» **What this task involves**
Write out the listing, please, but only from its first line through the line containing "y2019, y2020, y2021];", exactly as given and without pictures.

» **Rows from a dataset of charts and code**
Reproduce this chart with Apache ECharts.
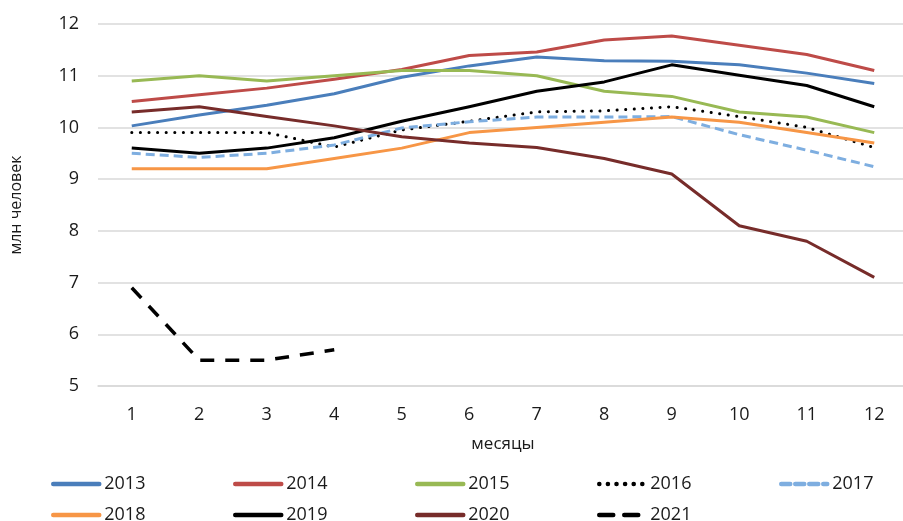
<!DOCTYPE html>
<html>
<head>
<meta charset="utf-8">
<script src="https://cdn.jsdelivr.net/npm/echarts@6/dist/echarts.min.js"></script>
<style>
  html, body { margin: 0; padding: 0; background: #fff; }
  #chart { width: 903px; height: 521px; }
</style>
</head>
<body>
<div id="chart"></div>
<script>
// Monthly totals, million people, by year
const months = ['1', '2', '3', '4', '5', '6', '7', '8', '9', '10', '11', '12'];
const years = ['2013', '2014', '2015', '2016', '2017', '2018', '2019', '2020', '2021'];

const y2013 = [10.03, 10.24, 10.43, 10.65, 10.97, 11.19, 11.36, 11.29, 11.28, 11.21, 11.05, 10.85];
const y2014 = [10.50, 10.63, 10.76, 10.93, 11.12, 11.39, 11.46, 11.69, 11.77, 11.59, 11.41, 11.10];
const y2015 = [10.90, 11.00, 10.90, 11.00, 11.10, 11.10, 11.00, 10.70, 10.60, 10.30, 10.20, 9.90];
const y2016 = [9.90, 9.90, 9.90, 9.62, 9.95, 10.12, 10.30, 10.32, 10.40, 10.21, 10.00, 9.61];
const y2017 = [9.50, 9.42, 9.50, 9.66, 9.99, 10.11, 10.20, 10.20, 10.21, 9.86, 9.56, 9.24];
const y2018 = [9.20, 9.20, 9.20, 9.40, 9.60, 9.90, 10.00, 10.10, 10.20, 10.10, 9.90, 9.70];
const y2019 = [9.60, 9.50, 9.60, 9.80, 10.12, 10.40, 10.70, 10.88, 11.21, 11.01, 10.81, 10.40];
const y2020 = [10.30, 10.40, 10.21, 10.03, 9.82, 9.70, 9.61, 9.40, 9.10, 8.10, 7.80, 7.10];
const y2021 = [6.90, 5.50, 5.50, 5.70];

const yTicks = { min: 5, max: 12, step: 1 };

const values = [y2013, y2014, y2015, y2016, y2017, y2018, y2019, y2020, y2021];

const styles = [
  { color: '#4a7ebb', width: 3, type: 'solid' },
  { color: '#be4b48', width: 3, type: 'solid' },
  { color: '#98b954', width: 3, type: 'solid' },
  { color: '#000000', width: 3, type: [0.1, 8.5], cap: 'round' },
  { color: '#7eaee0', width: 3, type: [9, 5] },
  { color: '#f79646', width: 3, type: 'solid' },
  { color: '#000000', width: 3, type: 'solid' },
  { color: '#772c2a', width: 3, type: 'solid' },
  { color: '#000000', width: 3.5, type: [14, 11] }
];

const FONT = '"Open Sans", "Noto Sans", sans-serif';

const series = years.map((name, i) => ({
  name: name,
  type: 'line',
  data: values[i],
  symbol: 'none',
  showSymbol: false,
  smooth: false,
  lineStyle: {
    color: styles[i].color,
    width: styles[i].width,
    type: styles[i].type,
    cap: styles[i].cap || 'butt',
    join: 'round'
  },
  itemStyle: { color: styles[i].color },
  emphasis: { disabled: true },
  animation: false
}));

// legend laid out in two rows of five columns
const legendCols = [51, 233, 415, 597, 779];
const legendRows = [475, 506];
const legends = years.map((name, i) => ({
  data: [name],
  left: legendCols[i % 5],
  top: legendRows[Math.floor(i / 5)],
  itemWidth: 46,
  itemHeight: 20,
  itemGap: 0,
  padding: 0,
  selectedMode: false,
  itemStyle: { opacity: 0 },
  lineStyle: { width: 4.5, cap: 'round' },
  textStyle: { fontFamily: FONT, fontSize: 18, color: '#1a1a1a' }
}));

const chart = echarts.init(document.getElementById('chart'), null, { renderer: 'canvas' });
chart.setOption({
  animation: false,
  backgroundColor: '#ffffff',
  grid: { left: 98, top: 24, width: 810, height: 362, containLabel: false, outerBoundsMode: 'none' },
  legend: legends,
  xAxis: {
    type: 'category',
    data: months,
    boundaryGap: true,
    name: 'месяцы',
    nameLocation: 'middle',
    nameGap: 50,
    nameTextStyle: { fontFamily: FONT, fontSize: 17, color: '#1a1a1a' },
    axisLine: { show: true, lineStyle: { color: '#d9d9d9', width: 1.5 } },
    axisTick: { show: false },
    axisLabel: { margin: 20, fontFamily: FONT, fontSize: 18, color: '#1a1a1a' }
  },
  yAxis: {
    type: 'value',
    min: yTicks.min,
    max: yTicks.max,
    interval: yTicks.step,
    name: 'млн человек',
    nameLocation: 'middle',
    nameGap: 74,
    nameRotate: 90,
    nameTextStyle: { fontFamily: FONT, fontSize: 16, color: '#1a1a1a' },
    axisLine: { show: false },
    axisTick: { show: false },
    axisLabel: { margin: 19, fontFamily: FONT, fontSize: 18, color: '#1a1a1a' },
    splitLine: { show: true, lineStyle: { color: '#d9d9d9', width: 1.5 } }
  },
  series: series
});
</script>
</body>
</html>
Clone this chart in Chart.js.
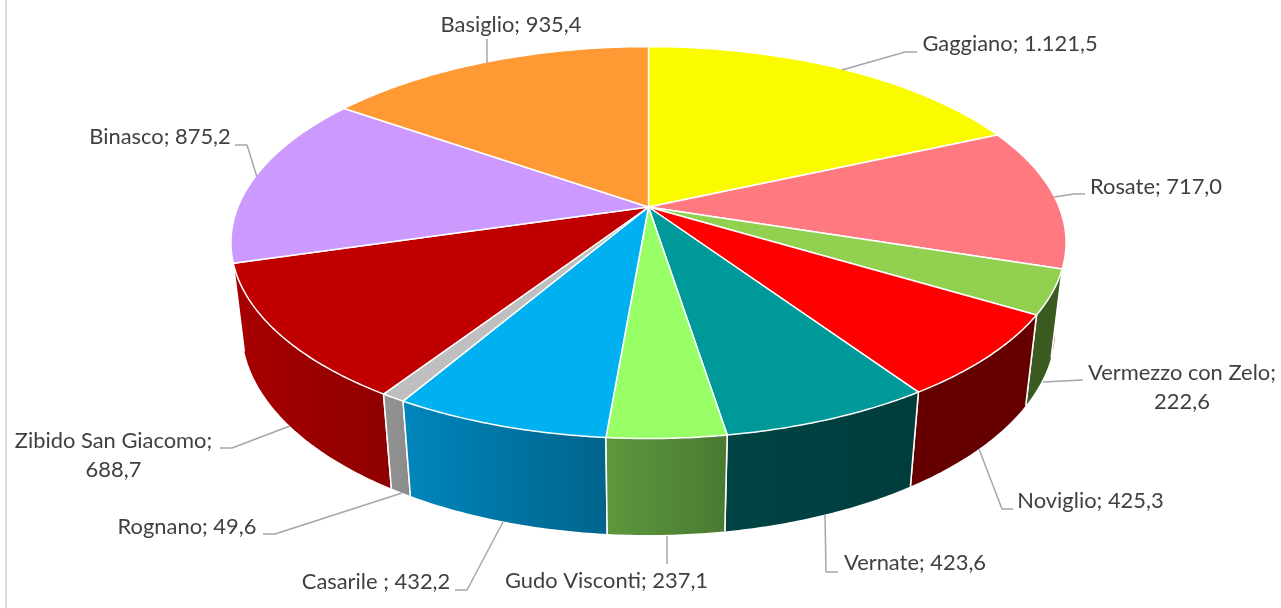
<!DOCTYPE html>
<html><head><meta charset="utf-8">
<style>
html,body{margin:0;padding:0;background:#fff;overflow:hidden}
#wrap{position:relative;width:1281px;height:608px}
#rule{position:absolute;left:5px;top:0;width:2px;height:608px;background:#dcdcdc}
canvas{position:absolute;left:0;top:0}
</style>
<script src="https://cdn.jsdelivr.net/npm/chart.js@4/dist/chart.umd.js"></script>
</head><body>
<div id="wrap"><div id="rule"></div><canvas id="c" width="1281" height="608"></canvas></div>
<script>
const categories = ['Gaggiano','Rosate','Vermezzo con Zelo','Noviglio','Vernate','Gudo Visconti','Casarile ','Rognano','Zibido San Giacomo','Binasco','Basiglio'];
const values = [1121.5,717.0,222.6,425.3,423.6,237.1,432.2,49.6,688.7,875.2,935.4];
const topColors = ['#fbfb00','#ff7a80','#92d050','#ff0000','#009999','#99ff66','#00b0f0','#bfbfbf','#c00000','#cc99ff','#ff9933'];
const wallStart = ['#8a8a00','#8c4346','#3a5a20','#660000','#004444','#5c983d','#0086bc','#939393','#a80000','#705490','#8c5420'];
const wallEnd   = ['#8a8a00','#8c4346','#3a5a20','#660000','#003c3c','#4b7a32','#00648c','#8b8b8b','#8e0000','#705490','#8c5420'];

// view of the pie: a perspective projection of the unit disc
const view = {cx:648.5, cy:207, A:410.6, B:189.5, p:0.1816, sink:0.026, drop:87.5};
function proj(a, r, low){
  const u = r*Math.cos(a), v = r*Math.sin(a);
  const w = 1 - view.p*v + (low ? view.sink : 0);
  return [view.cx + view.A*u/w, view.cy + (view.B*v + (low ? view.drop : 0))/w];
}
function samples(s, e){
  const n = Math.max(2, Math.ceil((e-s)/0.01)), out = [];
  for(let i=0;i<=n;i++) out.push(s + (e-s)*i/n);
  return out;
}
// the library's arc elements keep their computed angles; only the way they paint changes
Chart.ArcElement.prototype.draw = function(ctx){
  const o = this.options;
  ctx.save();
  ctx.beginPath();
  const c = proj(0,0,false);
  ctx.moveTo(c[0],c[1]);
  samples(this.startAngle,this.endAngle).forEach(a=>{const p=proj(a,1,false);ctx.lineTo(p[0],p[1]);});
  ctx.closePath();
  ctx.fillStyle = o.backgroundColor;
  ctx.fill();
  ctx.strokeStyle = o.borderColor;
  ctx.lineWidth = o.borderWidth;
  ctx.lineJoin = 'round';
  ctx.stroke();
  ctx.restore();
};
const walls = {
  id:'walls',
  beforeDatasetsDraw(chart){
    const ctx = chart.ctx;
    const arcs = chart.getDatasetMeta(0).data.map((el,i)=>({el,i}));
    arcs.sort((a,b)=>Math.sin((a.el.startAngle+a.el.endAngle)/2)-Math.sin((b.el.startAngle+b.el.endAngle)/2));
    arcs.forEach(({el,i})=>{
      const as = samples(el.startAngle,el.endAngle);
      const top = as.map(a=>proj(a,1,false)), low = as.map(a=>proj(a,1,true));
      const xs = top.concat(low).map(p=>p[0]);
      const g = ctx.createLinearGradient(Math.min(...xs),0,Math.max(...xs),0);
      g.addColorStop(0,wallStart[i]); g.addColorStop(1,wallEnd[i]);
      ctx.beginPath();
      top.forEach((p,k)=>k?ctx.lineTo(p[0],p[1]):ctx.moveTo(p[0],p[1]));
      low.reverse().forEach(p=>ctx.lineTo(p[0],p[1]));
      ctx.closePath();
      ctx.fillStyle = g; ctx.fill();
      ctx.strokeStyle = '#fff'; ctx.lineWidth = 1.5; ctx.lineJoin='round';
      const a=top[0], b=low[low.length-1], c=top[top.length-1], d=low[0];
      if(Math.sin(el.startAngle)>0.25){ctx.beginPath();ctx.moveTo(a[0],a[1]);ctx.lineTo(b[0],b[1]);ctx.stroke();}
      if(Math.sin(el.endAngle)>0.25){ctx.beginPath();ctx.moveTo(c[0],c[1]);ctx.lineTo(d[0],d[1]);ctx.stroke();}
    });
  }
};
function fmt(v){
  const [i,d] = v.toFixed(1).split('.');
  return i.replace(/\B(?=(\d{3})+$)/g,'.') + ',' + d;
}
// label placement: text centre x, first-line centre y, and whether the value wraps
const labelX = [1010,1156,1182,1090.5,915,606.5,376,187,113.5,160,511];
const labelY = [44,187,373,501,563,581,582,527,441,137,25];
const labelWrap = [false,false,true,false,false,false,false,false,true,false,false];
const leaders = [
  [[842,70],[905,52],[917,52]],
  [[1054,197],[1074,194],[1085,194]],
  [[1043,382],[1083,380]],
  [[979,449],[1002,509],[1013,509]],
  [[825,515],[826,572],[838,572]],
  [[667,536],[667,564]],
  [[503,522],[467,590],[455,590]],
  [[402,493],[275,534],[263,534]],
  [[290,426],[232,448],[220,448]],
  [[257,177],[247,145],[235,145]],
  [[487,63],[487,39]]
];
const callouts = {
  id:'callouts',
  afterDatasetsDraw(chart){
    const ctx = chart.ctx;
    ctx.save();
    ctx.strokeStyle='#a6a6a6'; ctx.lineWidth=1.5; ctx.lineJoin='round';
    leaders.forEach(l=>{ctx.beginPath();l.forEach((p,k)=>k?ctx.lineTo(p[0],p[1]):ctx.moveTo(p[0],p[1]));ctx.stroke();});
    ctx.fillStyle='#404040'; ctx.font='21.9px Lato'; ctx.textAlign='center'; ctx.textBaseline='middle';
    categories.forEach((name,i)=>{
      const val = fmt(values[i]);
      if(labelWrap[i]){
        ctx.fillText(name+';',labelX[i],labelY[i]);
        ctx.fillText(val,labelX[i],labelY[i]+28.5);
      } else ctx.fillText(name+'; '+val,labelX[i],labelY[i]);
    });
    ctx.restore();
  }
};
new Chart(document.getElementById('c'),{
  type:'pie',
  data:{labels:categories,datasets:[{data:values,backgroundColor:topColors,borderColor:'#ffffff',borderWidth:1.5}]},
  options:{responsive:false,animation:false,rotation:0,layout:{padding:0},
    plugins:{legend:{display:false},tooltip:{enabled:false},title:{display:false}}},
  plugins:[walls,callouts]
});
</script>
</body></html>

» **Solution to the exercise**
Reproduce this chart with Apache ECharts.
<!DOCTYPE html>
<html>
<head>
<meta charset="utf-8">
<script src="https://cdn.jsdelivr.net/npm/echarts@6/dist/echarts.min.js"></script>
<style>
  html, body { margin: 0; padding: 0; background: #fff; }
  #chart { width: 903px; height: 521px; }
</style>
</head>
<body>
<div id="chart"></div>
<script>
// Monthly totals, million people, by year
const months = ['1', '2', '3', '4', '5', '6', '7', '8', '9', '10', '11', '12'];
const years = ['2013', '2014', '2015', '2016', '2017', '2018', '2019', '2020', '2021'];

const y2013 = [10.03, 10.24, 10.43, 10.65, 10.97, 11.19, 11.36, 11.29, 11.28, 11.21, 11.05, 10.85];
const y2014 = [10.50, 10.63, 10.76, 10.93, 11.12, 11.39, 11.46, 11.69, 11.77, 11.59, 11.41, 11.10];
const y2015 = [10.90, 11.00, 10.90, 11.00, 11.10, 11.10, 11.00, 10.70, 10.60, 10.30, 10.20, 9.90];
const y2016 = [9.90, 9.90, 9.90, 9.62, 9.95, 10.12, 10.30, 10.32, 10.40, 10.21, 10.00, 9.61];
const y2017 = [9.50, 9.42, 9.50, 9.66, 9.99, 10.11, 10.20, 10.20, 10.21, 9.86, 9.56, 9.24];
const y2018 = [9.20, 9.20, 9.20, 9.40, 9.60, 9.90, 10.00, 10.10, 10.20, 10.10, 9.90, 9.70];
const y2019 = [9.60, 9.50, 9.60, 9.80, 10.12, 10.40, 10.70, 10.88, 11.21, 11.01, 10.81, 10.40];
const y2020 = [10.30, 10.40, 10.21, 10.03, 9.82, 9.70, 9.61, 9.40, 9.10, 8.10, 7.80, 7.10];
const y2021 = [6.90, 5.50, 5.50, 5.70];

const yTicks = { min: 5, max: 12, step: 1 };

const values = [y2013, y2014, y2015, y2016, y2017, y2018, y2019, y2020, y2021];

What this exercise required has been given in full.